España es un país altamente envejecido, sólo superado por Japón. Sin embargo, es llamativo lo poco que apreciamos a las personas mayores a nivel público. Vivimos en una sociedad que ha elevado la juventud a nuevo Dios. La buscamos, vemos en ella la solución a muchos problemas, vivimos de forma culposa no experimentarla (estar gordos, calvos, tener arrugas…) y la adoramos continuamente. Sus profetas están en forma de figuras de famosos por los que parece no pasar los años y hay verdaderos rituales (de cuidado de la piel, de maquillaje, de rutinas de ejercicio…) para venerarla y conseguir su gracia.
Hace tan sólo unas generaciones, y de forma mayoritaria en la historia, las personas intentaban parecer con experiencia, veteranas y fogueadas en la vida. Ahora, en cambio, la ropa deportiva parece haberse convertido en el fondo de armario, y prendas que hace 15 años se asociaban a la adolescencia, como las sudaderas con capucha, están en el armario de los cuarentones (me incluyo a mis 38 añazos). También se han generalizado placeres y costumbres que antes asociábamos solo a la juventud: los videojuegos, el deporte, salir de copas…

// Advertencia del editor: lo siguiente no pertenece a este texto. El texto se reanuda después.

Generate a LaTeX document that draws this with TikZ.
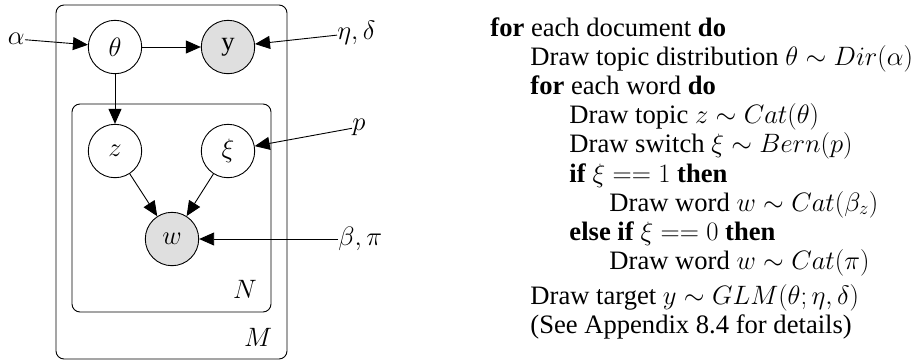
\RequirePackage{fix-cm}
\documentclass[tikz,border=0pt]{standalone}
\usepackage[no-math]{fontspec}
\setmainfont{Liberation Serif}
\usetikzlibrary{arrows.meta}
\begin{document}
\begin{tikzpicture}[x=1pt,y=-1pt,line width=0.9pt,
  every node/.style={font=\fontsize{26.6}{29}\selectfont},
  latent/.style={circle,draw,minimum size=53.4pt,inner sep=0pt,line width=0.9pt},
  obs/.style={latent,fill=gray!25},
  plate/.style={draw,rounded corners=8pt},
  param/.style={inner sep=0pt},
  edge/.style={-{Triangle[length=15pt,width=13pt]}},
  algline/.style={anchor=base west,inner sep=0pt}]
\useasboundingbox (0,0) rectangle (914,360);
% plates
\draw[plate] (56,5) rectangle (287,359);
\draw[plate] (72,104) rectangle (271,312);
\node (N) at (245,289) {$N$};
\node (M) at (258,337) {$M$};
% variables
\node[latent] (theta) at (115,47) {$\theta$};
\node[obs] (y) at (228,47) {y};
\node[latent] (z) at (115,151) {$z$};
\node[latent] (xi) at (228,151) {$\xi$};
\node[obs] (w) at (172,239) {$w$};
% parameters
\node[param,anchor=east] (alpha) at (25,39) {$\alpha$};
\node[param,anchor=west] (eta) at (337,33) {$\eta,\delta$};
\node[param,anchor=west] (p) at (352,127) {$p$};
\node[param,anchor=west] (beta) at (338,239) {$\beta,\pi$};
% edges
\draw[edge] (alpha) -- (theta);
\draw[edge] (theta) -- (y);
\draw[edge] (theta) -- (z);
\draw[edge] (z) -- (w);
\draw[edge] (xi) -- (w);
\draw[edge] (eta) -- (y);
\draw[edge] (p) -- (xi);
\draw[edge] (beta.west) -- (w.east);
% algorithm
\node[algline] (L1) at (490,36) {\textbf{for} each document \textbf{do}};
\node[algline] (L2) at (530,65) {Draw topic distribution $\theta\sim Dir(\alpha)$};
\node[algline] (L3) at (530,94) {\textbf{for} each word \textbf{do}};
\node[algline] (L4) at (569,123) {Draw topic $z\sim Cat(\theta)$};
\node[algline] (L5) at (569,152) {Draw switch $\xi\sim Bern(p)$};
\node[algline] (L6) at (569,182) {\textbf{if} $\xi == 1$ \textbf{then}};
\node[algline] (L7) at (609,211) {Draw word $w\sim Cat(\beta_z)$};
\node[algline] (L8) at (569,240) {\textbf{else if} $\xi == 0$ \textbf{then}};
\node[algline] (L9) at (609,269) {Draw word $w\sim Cat(\pi)$};
\node[algline] (L10) at (530,304) {Draw target $y\sim GLM(\theta;\eta,\delta)$};
\node[algline] (L11) at (530,333) {(See Appendix 8.4 for details)};
\end{tikzpicture}
\end{document}
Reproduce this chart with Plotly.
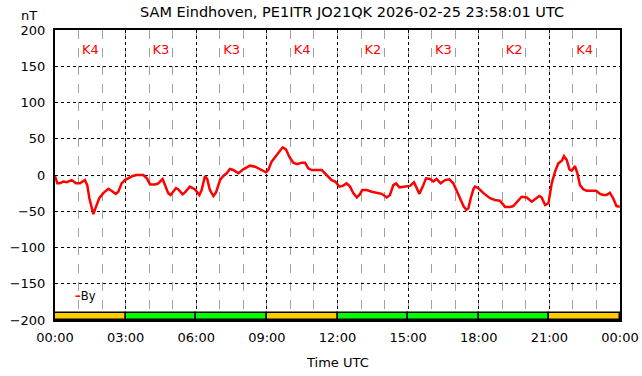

Pero no solo ocurre con las personas, también parece que lo viejo ya no gusta en el mundo de las ideas, y que sólo tiene valor lo innovador, lo tecnológico, lo que se reinventa.
Todo esto no tiene una implicación sólo en la estética o en lo que nos atrae, sino sobre todo en cómo se construye la sociedad y sus manifestaciones: a pesar de que probablemente sean los mejores clientes de los bancos, todo gira entorno a las APPs tecnológicas que apenas saben usar los ancianos; a pesar de que se les tiene en cuenta por su fuerza de voto, apenas hay personas con canas en los gobiernos de las instituciones políticas o se oye la voz de los “veteranos” del partido, que cuando hablan, se les suele desautorizar y acusar de chochear.
Las ciudades se construyen con skateparks, instalaciones para deporte al aire libre como la calistenia o campos específicos para perros, pero cada vez tienen menos bancos para los ancianos o las cafeterías de toda la vida en las que echar la tarde, empalmando cafés y charlas. Se cambian por cadenas de comida rápida o tostaderos de especialidad de café con nombres impronunciables y precios altísimos, muy enfocados a tener wifi y espacio para el portátil, pero poco para hablar sin más o jugar a las cartas.
Pero no sólo ocurre en lo público, también en lo privado, en el hogar: Los padres cuentan con los abuelos para educar a los nietos, pero no quieren que aporten su conocimiento en la crianza, enfadándose cuando no aplican sus nuevos métodos del psicólogo de turno o la moda educativa actual. El abuelo para avalar con su pensión (como único ingreso fijo y estable de la familia) la ortodoncia del adolescente, pero no para que éste vaya a verle y le alivie la soledad (o se la alivien, que no sé yo si tanta pantalla e hiperconectividad es compañía real).
Eso sí, entre todo lo políticamente correcto que impera en nuestros días, ya no se les llama viejos, sino tercera edad o “seniors”.
Sin entrar en cuestiones morales, que en parte lo hago por no juzgar y en parte porque me parece tan obvio que señalarlo es hasta de necios, el impacto psicológico y de salud pública de todo esto es brutal. La soledad como uno de los problemas más graves de nuestra sociedad, altos índices de depresión y ansiedad en las personas mayores, ancianos que se pasan el día en el médico por sentirse atendidos y que acaban hipermedicados (lo que nos afecta a todos porque las colapsan y el enorme gasto sanitario que podría destinarse por ejemplo a psicólogos si fuesen más escuchados) o un pánico desmedido (y cómodo) a envejecer en quienes se van acercando a la vejez con verdaderas regresiones de inmadurez, egoísmo narcisista o luchas perdidas de antemano contra el paso del tiempo que nos permitiría ahorrarnos muchas escenas de vergüenza ajena si todo esto no se diera.
No sé si nos hemos vuelto locos, deshumanizados o esta es nuestra maldita venganza por ser conocedores de que no vamos a vivir jamás con la estabilidad y calidad de vida que ellos han tenido en estos tiempos de cambio y crisis constante.